■ **EXERCISE TASK**
Where does the string "script" appear? Copy every line of the entries below that holds it.

■ **RAW RECORDS**
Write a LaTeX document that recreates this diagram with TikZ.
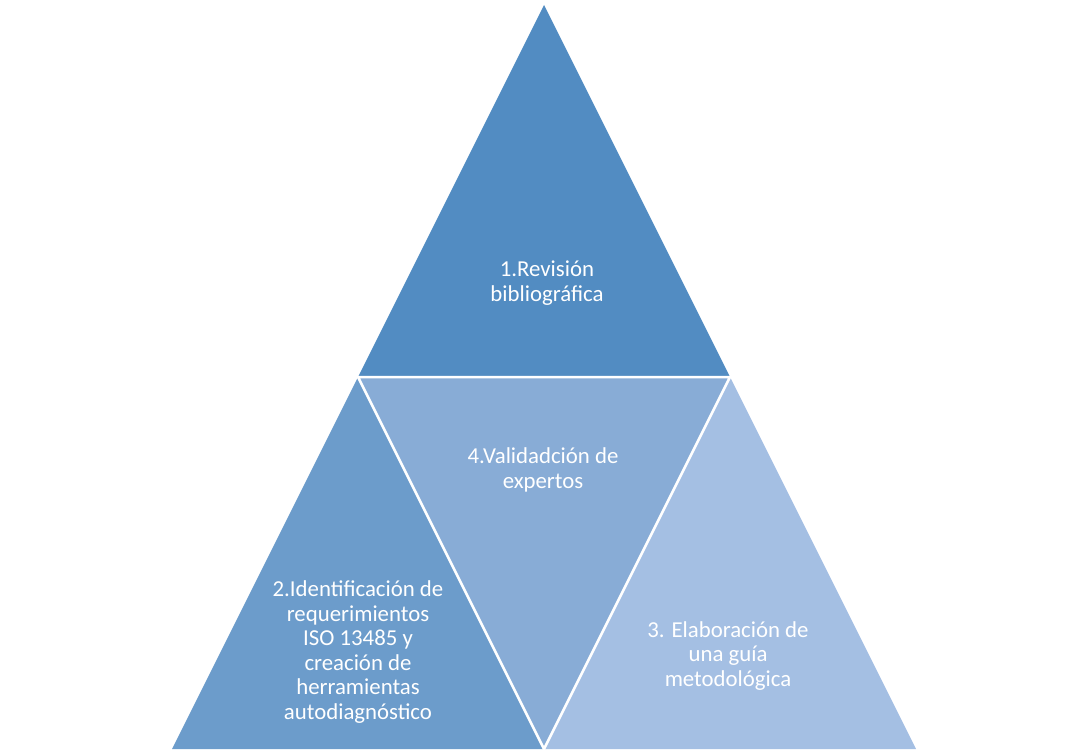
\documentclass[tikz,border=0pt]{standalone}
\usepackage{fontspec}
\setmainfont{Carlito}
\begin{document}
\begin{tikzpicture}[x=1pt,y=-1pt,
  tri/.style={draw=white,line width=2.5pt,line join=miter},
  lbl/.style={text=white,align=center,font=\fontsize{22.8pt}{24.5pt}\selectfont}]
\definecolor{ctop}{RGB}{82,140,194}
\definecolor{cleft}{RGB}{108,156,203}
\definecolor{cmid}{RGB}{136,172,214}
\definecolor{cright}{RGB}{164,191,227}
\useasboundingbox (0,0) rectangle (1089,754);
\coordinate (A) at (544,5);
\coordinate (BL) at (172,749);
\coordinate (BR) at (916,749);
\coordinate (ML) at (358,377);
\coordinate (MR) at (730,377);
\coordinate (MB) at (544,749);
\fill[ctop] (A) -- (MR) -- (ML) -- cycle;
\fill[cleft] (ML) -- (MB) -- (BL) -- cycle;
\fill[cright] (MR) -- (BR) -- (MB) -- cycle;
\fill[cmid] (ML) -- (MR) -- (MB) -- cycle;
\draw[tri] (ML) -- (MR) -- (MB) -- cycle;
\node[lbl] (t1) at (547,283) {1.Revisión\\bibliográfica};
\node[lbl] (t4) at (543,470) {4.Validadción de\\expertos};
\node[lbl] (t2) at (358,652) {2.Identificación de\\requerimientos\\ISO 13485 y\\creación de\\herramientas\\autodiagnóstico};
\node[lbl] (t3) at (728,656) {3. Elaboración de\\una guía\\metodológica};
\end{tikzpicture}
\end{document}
==
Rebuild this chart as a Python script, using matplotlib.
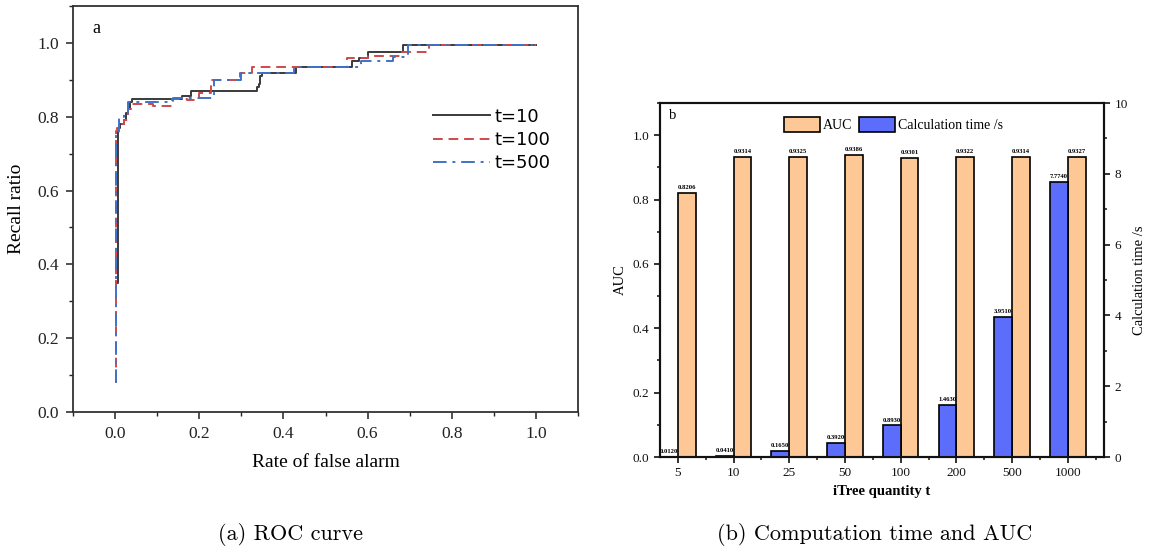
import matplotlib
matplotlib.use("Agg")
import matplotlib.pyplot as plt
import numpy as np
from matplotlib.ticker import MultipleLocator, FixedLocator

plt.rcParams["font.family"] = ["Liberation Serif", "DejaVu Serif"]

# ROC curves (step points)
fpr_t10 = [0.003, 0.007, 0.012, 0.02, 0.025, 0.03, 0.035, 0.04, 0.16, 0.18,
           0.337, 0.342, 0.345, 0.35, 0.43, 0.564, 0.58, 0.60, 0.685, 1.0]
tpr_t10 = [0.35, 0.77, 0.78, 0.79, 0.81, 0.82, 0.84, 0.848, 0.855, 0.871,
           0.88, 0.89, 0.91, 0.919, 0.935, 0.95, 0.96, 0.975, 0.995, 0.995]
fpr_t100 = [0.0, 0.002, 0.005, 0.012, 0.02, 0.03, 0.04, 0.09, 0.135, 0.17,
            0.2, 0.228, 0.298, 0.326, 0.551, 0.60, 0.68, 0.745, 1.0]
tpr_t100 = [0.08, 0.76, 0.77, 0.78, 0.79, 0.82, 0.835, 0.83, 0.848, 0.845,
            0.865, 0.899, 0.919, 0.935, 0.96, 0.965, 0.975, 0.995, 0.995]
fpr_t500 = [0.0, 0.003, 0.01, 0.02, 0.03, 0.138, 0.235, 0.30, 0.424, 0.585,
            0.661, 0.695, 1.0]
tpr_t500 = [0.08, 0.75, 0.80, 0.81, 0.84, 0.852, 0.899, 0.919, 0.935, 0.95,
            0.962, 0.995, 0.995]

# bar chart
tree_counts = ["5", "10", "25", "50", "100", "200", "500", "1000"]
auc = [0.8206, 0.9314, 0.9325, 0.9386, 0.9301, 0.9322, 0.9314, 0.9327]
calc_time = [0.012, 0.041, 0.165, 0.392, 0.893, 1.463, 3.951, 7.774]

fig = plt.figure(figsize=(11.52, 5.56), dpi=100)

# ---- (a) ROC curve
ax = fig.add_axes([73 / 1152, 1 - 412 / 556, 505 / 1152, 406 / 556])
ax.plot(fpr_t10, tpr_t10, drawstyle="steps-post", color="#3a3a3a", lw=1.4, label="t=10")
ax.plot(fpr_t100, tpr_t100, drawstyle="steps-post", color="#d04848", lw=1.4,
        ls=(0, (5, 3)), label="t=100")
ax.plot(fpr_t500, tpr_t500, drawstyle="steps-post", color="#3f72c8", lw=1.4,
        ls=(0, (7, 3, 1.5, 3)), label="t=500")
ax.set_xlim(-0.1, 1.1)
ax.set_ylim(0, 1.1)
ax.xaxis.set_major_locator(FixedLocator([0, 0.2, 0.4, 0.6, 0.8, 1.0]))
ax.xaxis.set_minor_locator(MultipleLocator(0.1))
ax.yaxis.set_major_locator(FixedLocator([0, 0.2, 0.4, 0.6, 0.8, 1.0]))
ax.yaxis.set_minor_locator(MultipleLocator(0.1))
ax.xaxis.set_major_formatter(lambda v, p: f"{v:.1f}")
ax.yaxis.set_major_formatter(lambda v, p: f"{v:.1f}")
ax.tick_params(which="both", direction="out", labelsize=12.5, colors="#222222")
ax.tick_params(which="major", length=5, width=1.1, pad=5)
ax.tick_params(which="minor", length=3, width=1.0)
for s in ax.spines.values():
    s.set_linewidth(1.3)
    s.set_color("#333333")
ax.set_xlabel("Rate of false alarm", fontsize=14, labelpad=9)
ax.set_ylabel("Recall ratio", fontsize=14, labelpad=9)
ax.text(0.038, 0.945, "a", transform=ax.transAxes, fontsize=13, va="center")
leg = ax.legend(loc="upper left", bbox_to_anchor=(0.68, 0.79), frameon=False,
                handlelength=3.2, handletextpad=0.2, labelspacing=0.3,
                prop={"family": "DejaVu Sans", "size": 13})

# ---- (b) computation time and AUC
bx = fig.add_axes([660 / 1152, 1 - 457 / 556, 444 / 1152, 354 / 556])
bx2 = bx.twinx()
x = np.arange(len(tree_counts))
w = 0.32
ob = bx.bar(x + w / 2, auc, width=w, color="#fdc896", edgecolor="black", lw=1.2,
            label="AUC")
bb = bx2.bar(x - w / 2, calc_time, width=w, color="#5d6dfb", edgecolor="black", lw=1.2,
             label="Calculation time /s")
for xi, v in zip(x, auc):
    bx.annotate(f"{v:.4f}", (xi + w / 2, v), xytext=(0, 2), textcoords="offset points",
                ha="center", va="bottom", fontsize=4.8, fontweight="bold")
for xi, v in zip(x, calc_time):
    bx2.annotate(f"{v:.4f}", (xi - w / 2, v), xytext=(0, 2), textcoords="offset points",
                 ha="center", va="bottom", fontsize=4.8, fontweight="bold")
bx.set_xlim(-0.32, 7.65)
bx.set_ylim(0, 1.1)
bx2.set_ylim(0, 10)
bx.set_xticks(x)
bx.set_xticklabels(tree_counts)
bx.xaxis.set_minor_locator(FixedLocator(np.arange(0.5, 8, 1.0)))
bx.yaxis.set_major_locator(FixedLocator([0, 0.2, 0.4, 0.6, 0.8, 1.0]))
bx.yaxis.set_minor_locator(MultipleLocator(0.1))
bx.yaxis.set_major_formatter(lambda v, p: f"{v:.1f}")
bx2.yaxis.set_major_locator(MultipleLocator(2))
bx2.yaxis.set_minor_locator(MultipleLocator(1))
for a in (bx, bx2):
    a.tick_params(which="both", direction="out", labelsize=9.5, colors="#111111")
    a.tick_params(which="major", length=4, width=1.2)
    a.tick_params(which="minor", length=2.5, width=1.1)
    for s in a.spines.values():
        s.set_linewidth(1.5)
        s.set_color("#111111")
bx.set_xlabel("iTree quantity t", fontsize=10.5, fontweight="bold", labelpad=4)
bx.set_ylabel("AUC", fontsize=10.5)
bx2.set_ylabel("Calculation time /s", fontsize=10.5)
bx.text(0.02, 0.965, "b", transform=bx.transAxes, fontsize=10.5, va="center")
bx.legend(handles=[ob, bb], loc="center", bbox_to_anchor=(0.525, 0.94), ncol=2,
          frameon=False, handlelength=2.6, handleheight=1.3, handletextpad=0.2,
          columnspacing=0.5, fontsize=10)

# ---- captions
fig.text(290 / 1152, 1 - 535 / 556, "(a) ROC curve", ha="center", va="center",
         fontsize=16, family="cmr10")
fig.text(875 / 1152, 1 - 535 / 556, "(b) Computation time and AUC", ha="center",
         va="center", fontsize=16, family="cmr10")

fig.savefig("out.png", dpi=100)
...
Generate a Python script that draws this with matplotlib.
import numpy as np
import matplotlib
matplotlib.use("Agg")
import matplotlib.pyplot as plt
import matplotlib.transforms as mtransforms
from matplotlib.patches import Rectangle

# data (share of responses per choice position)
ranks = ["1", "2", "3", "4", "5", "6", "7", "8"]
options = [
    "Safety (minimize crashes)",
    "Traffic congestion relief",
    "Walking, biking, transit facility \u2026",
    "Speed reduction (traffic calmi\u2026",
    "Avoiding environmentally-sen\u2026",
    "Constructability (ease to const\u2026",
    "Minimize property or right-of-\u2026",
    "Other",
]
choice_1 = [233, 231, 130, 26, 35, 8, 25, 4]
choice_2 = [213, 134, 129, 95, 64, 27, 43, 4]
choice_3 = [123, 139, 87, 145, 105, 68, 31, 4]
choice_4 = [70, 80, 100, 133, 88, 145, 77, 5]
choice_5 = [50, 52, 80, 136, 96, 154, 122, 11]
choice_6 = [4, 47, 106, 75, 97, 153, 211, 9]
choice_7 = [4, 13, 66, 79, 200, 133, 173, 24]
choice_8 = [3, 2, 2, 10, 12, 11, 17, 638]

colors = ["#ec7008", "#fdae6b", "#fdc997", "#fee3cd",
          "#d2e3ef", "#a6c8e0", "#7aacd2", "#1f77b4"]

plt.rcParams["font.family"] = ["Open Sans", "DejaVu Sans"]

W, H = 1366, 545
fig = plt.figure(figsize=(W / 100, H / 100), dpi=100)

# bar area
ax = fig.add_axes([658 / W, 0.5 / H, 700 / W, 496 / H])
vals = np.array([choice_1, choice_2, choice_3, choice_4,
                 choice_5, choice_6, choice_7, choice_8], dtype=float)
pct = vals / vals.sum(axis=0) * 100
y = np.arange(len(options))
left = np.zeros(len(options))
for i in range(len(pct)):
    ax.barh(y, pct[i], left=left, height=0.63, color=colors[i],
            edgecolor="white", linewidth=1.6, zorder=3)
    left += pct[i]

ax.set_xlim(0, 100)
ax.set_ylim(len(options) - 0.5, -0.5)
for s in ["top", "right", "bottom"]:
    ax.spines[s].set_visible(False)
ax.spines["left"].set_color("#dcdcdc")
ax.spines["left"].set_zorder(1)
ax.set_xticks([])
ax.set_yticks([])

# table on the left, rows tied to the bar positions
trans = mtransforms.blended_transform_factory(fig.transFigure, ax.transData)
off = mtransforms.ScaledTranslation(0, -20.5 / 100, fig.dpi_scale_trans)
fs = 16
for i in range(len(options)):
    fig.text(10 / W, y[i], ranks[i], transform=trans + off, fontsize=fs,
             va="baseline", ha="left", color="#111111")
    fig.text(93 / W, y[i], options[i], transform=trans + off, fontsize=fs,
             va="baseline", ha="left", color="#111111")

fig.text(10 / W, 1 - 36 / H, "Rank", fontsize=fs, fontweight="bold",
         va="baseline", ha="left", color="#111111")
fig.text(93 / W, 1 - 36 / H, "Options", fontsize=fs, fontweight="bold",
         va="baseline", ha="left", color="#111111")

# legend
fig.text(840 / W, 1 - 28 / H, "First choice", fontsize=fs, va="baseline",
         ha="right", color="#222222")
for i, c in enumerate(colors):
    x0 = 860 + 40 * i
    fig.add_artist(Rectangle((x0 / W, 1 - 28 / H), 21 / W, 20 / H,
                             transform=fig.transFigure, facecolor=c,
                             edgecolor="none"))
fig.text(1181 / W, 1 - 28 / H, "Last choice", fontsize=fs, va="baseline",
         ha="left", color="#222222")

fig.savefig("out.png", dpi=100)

■ **CORRECT RESULT**
Rebuild this chart as a Python script, using matplotlib.
Generate a Python script that draws this with matplotlib.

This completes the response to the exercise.